On 12-11-2019 01:02, Alan Grayson wrote:
On Monday, November 11, 2019 at 3:40:04 PM UTC-7, smitra wrote:

On 11-11-2019 22:44, Alan Grayson wrote:
On Monday, November 11, 2019 at 4:35:13 AM UTC-7, Bruce wrote:

On Mon, Nov 11, 2019 at 8:37 PM Bruno Marchal <mar...@ulb.ac.be>
wrote:

On 10 Nov 2019, at 20:01, Alan Grayson <agrays...@gmail.com>
wrote:

On Sunday, November 10, 2019 at 5:42:50 AM UTC-7, Bruno Marchal
wrote:

Once the cat is alive + dead, he remains in that state for ever.
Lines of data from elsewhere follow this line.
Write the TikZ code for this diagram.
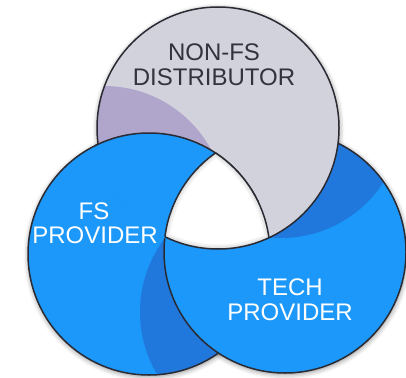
\documentclass[tikz,border=0pt]{standalone}
\usepackage{fontspec}
\newfontfamily\lab{Liberation Sans}
\usetikzlibrary{shadows.blur}
\definecolor{fsblue}{HTML}{1B98FA}
\definecolor{fsdark}{HTML}{2078DC}
\definecolor{nfgrey}{HTML}{D2D2DD}
\definecolor{nfpurple}{HTML}{B0A6CB}
\definecolor{rim}{HTML}{2A2A33}
\definecolor{ink}{HTML}{33333D}
\begin{document}
\begin{tikzpicture}[x=1pt,y=-1pt,
  rimline/.style={draw=rim,line width=1.5pt},
  lbl/.style={font=\lab\fontsize{24}{25}\selectfont,inner sep=0pt,anchor=base},
  softshadow/.style={blur shadow={shadow xshift=0.5pt,shadow yshift=-1.5pt,
      shadow blur radius=5pt,shadow opacity=45}}]
\useasboundingbox (0,0) rectangle (406,377);
\def\rad{121pt}
% circle centres
\coordinate (cT) at (218,128);
\coordinate (cL) at (149,254);
\coordinate (cR) at (285,252);
% centres of the shade arcs cast by the overlapping circle
\coordinate (sT) at (104,208);
\coordinate (sR) at (281,116);
\coordinate (sL) at (262,312);

% soft drop shadows
\path[softshadow] (cL) circle[radius=\rad];
\path[softshadow] (cR) circle[radius=\rad];
\path[softshadow] (cT) circle[radius=\rad];

% left circle
\fill[fsblue] (cL) circle[radius=\rad];
\begin{scope}
  \clip (cL) circle[radius=\rad];
  \fill[fsdark] (sL) circle[radius=122pt];
\end{scope}
\draw[rimline] (cL) circle[radius=\rad];

% right circle, over the left one
\fill[fsblue] (cR) circle[radius=\rad];
\begin{scope}
  \clip (cR) circle[radius=\rad];
  \fill[fsdark] (sR) circle[radius=122pt];
\end{scope}
\draw[rimline] (cR) circle[radius=\rad];

% top circle, over the right one
\fill[nfgrey] (cT) circle[radius=\rad];
\begin{scope}
  \clip (cT) circle[radius=\rad];
  \fill[nfpurple] (sT) circle[radius=122pt];
\end{scope}
\draw[rimline] (cT) circle[radius=\rad];

% left circle laid back over the top one
\begin{scope}
  \clip (cL) circle[radius=\rad];
  \fill[fsblue] (cT) circle[radius=\rad];
  \draw[fsblue,line width=2.6pt] (cT) circle[radius=\rad];
\end{scope}
\begin{scope}
  \clip (cT) circle[radius=124pt];
  \clip (0,0) rectangle (406,200);
  \draw[rimline] (cL) circle[radius=\rad];
\end{scope}

% empty centre where all three meet
\begin{scope}
  \clip (cL) circle[radius=\rad];
  \clip (cT) circle[radius=\rad];
  \fill[white] (cR) circle[radius=\rad];
  \clip (cR) circle[radius=\rad];
  \draw[black,opacity=0.05,line width=9pt] (cL) circle[radius=\rad]
    (cT) circle[radius=\rad] (cR) circle[radius=\rad];
  \draw[black,opacity=0.05,line width=5pt] (cL) circle[radius=\rad]
    (cT) circle[radius=\rad] (cR) circle[radius=\rad];
\end{scope}
\begin{scope}
  \clip (cL) circle[radius=\rad];
  \clip (cT) circle[radius=\rad];
  \draw[rimline] (cR) circle[radius=\rad];
\end{scope}
\begin{scope}
  \clip (cL) circle[radius=\rad];
  \clip (cR) circle[radius=\rad];
  \draw[rimline] (cT) circle[radius=\rad];
\end{scope}
\begin{scope}
  \clip (cT) circle[radius=\rad];
  \clip (cR) circle[radius=\rad];
  \draw[rimline] (cL) circle[radius=\rad];
\end{scope}

% labels
\node[lbl,text=ink] (nf1) at (214,61) {NON-FS};
\node[lbl,text=ink] (nf2) at (214,86) {DISTRIBUTOR};
\node[lbl,text=white] (fs1) at (94,219) {FS};
\node[lbl,text=white] (fs2) at (95,243) {PROVIDER};
\node[lbl,text=white] (tp1) at (290,295) {TECH};
\node[lbl,text=white] (tp2) at (290,320) {PROVIDER};
\end{tikzpicture}
\end{document}
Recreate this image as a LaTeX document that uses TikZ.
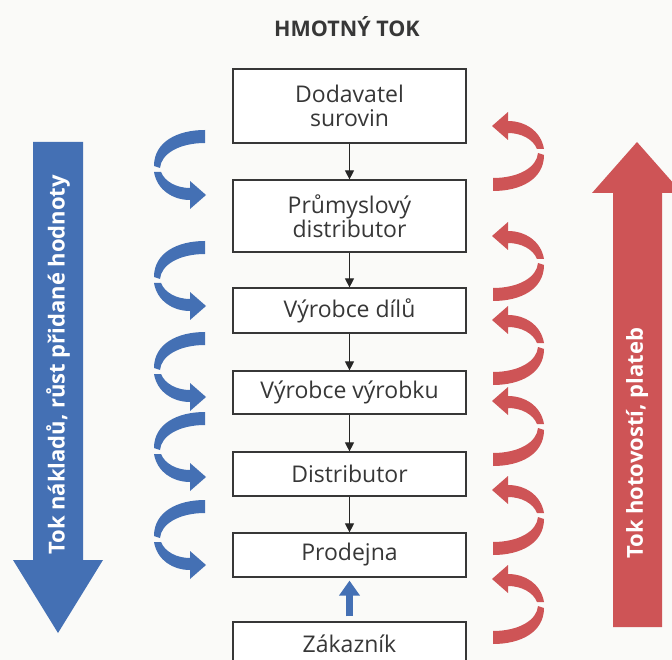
\documentclass[tikz,border=0pt]{standalone}
\usepackage{fontspec}
\setmainfont{Open Sans}
\usetikzlibrary{arrows.meta}

\definecolor{costblue}{RGB}{68,112,180}
\definecolor{cashred}{RGB}{206,84,86}
\definecolor{ink}{RGB}{55,55,55}
\definecolor{paper}{RGB}{250,250,248}

\tikzset{
  stage/.style={draw=ink, line width=1.2pt, fill=white, minimum width=233pt,
    text=ink, font=\fontsize{23}{24.5}\selectfont, align=center, inner sep=0pt},
  flow/.style={draw=black!85, line width=1.1pt, -{Triangle[length=9pt,width=9pt]}},
  bandlabel/.style={text=white, font=\bfseries\fontsize{22}{24}\selectfont,
    rotate=90, anchor=west, inner sep=0pt},
  % twisted ribbon arrow: tail at the origin (top right), head at lower right
  curl/.pic={
    \path[pic actions] (0,0) .. controls (-28,0) and (-51,12) .. (-51,36)
      -- (-45,38) .. controls (-44,24) and (-26,13) .. (0,13) -- cycle;
    \path[pic actions] (-51,42) .. controls (-48,60) and (-32,70) .. (-15,70)
      -- (-15,79) -- (1,65) -- (-15,51) -- (-15,58)
      .. controls (-28,58) and (-40,52) .. (-44,42) -- cycle;
  }
}

\begin{document}
\begin{tikzpicture}[x=1pt, y=-1pt]
  \useasboundingbox (0,0) rectangle (672,660);
  \clip (0,0) rectangle (672,660);
  \fill[paper] (0,0) rectangle (672,660);

  % title
  \node[font=\bfseries\fontsize{21.5}{24}\selectfont, text=ink] (title) at (347,27) {HMOTNÝ TOK};

  % supply chain stages
  \node[stage, minimum height=74pt] (b1) at (349.5,106) {Dodavatel\\surovin};
  \node[stage, minimum height=72pt] (b2) at (349.5,216) {Průmyslový\\distributor};
  \node[stage, minimum height=45pt] (b3) at (349.5,310.5) {Výrobce dílů};
  \node[stage, minimum height=43pt] (b4) at (349.5,392.5) {Výrobce výrobku};
  \node[stage, minimum height=44pt] (b5) at (349.5,474) {Distributor};
  \node[stage, minimum height=44pt] (b6) at (349.5,555) {Prodejna};
  \node[stage, minimum height=43pt] (b7) at (349.5,643.5) {Zákazník};

  % material flow
  \draw[flow] (b1) -- (b2);
  \draw[flow] (b2) -- (b3);
  \draw[flow] (b3) -- (b4);
  \draw[flow] (b4) -- (b5);
  \draw[flow] (b5) -- (b6);
  \draw[costblue, line width=7pt, shorten <=5pt, shorten >=3pt,
        -{Triangle[length=15pt,width=20pt]}] (b7) -- (b6);

  % cost flow (down) and cash flow (up)
  \fill[costblue] (33,142) -- (83,142) -- (83,560) -- (103,560) -- (58,633)
    -- (13,560) -- (33,560) -- cycle;
  \node[bandlabel] (costlabel) at (58,555) {Tok nákladů, růst přidané hodnoty};
  \fill[cashred] (613,627) -- (662,627) -- (662,193) -- (682,193) -- (637,142)
    -- (592,193) -- (613,193) -- cycle;
  \node[bandlabel] (cashlabel) at (637,559) {Tok hotovostí, plateb};

  % value added between stages
  \foreach \t in {130,241,332,412,500}
    \pic[fill=costblue] at (205,\t) {curl};
  % payments between stages
  \foreach \b in {191,301,385,466,555,644}
    \pic[fill=cashred, rotate=180] at (493,\b) {curl};
\end{tikzpicture}
\end{document}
THEN HOW COME WE NEVER OBSERVE THAT STATE? AG

Because the observable are defined by their possible definite
outcome,
and for reason already explained, macroscopic superposition
decoder,
that is get entangled with the environment at a very high speed.
So,
if you look at the cat in the a+d state, you are duplicate almost
immediately into a guy seeing the cat alive + the guy seeing the
cat
dead, and QM explained why they cannot interact, although they
might
interfere themselves.

That is exactly a preferred basis -- which you seem to want to
deny.

Bruce

In the case of a radioactive atom in state |decayed> +
|undecayed>,
what's the justification and advantage of the interpretation that
it's
in both states simultaneously? AG

This is what happens, as confirmed by experiment. In case the decay
happens fast and there is more than one decay channel, the decay
will
happen to a superposition of the different possibilities. It's then
not
a decay to one of the possibilities and we just don't know which
one.
The difference between the two scenarios has in principle
experimentally
verifiable consequences.  For example, the Delta++ particle decays
to a
proton and a positive pion due to the strong interaction. The strong

interaction obeys isospin symmetry. From this one can deduce by
applying
a rotation in isospin space that the delta+ particle should decay to
the
superposition sqrt(1/3)|n>|pi+> + sqrt(2/3)|p>|pi0> where |n>
denotes a
neutron|p> a proton and |pi0> and |pi+> are neutral and positive
pions.
Experiments have confirmed the relative decay probabilities of 1/3
and
2/3.

Saibal

I don't see how this relates to my question. If the relative decay
probabilites
are what you state, does this mean that the system PRIOR to decay is
several different states simultaneously? AG

The system will in general be in a superposition, this follows from the Schrodinger equation. The fact that a decay can happen at all means that the particle states are not eigenstates of the full Hamiltonian. If you consider a decay in a fixed volume and you impose reflecting boundary conditions, then you won't get a permanent decay at all. The superposition will end up oscillating back and forth from the original particle to the decay products and back. When we compute the decay rate in QM we need to take the limit to an infinite volume to eliminate this oscillation effect and make the long term decay visible. But in principle the superposition between the original undecayed particle and the decay products will always continue to exist.